• Work required:
Starting at the first line of the listing below, repeat each line up to and including the one containing "XAxis, YAxis, Legend". Leave out pictures.

○ ○ ○ ○ ○

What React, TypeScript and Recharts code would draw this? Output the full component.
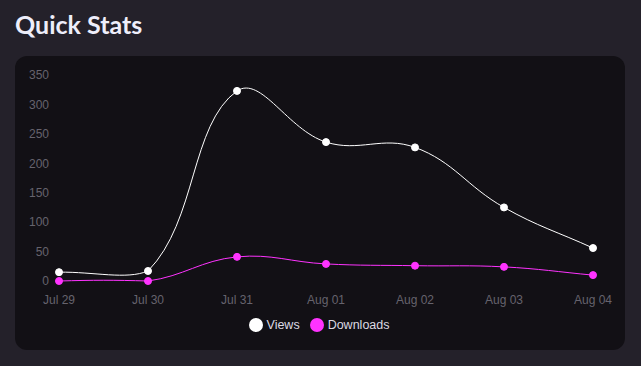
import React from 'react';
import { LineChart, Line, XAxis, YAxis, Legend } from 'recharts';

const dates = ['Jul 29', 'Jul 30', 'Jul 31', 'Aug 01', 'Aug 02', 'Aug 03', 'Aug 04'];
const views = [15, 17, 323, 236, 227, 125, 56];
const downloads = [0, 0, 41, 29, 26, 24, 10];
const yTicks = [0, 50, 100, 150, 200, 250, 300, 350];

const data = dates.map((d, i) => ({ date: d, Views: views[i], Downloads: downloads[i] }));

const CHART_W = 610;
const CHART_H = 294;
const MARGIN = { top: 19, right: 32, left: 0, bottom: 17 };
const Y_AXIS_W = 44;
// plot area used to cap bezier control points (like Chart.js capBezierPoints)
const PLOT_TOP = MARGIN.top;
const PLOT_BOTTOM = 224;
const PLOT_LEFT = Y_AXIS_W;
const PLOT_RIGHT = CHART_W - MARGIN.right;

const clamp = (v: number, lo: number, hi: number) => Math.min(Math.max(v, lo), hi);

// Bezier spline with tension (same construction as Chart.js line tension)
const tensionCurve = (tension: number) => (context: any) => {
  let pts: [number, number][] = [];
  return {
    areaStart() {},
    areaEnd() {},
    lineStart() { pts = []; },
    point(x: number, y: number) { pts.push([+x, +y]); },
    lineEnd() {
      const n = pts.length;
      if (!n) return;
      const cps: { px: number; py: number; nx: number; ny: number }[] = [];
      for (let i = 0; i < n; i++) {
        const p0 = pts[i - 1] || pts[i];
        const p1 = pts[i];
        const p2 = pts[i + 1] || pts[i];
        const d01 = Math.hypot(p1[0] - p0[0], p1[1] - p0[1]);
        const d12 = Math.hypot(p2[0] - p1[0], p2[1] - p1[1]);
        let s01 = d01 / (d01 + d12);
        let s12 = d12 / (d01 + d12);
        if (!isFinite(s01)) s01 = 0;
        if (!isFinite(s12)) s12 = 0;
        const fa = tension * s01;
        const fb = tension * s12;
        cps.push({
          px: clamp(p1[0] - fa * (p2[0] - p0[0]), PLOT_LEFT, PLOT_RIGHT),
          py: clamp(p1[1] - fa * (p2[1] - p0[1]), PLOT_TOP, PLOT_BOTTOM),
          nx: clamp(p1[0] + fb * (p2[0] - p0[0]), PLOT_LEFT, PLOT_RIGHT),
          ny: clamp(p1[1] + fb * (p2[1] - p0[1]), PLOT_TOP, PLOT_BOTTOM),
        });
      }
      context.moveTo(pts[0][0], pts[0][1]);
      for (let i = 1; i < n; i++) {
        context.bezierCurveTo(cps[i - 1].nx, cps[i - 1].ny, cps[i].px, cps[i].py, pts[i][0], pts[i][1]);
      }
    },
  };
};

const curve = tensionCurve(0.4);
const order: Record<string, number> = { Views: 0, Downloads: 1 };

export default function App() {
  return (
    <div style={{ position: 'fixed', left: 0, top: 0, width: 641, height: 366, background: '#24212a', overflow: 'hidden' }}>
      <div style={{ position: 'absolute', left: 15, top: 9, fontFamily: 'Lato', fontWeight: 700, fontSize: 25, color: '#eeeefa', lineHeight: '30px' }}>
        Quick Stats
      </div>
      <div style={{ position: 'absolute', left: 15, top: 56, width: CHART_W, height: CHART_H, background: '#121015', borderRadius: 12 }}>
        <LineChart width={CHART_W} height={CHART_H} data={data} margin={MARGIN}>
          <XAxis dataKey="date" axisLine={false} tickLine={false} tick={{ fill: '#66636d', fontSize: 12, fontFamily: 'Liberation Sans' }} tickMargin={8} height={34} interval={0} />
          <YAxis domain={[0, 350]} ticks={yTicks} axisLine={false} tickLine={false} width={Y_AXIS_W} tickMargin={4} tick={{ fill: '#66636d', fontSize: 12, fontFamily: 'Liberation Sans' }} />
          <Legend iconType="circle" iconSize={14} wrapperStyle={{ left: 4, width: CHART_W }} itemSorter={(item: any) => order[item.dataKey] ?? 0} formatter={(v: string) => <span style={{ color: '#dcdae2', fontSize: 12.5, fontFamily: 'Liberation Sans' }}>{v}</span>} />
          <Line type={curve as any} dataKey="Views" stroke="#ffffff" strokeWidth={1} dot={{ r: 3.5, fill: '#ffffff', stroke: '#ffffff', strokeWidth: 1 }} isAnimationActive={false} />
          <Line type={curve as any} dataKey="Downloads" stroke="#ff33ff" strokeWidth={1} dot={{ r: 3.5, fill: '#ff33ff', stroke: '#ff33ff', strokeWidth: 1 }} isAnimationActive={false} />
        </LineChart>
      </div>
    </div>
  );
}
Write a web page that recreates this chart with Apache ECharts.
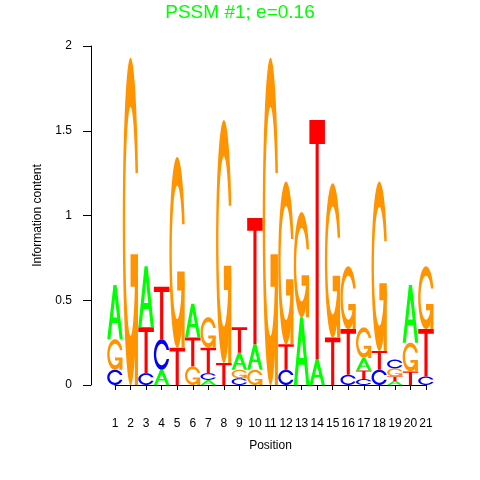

○ ○ ○ ○ ○

• Problem solution:
What React, TypeScript and Recharts code would draw this? Output the full component.
import React from 'react';
import { LineChart, Line, XAxis, YAxis, Legend } from 'recharts';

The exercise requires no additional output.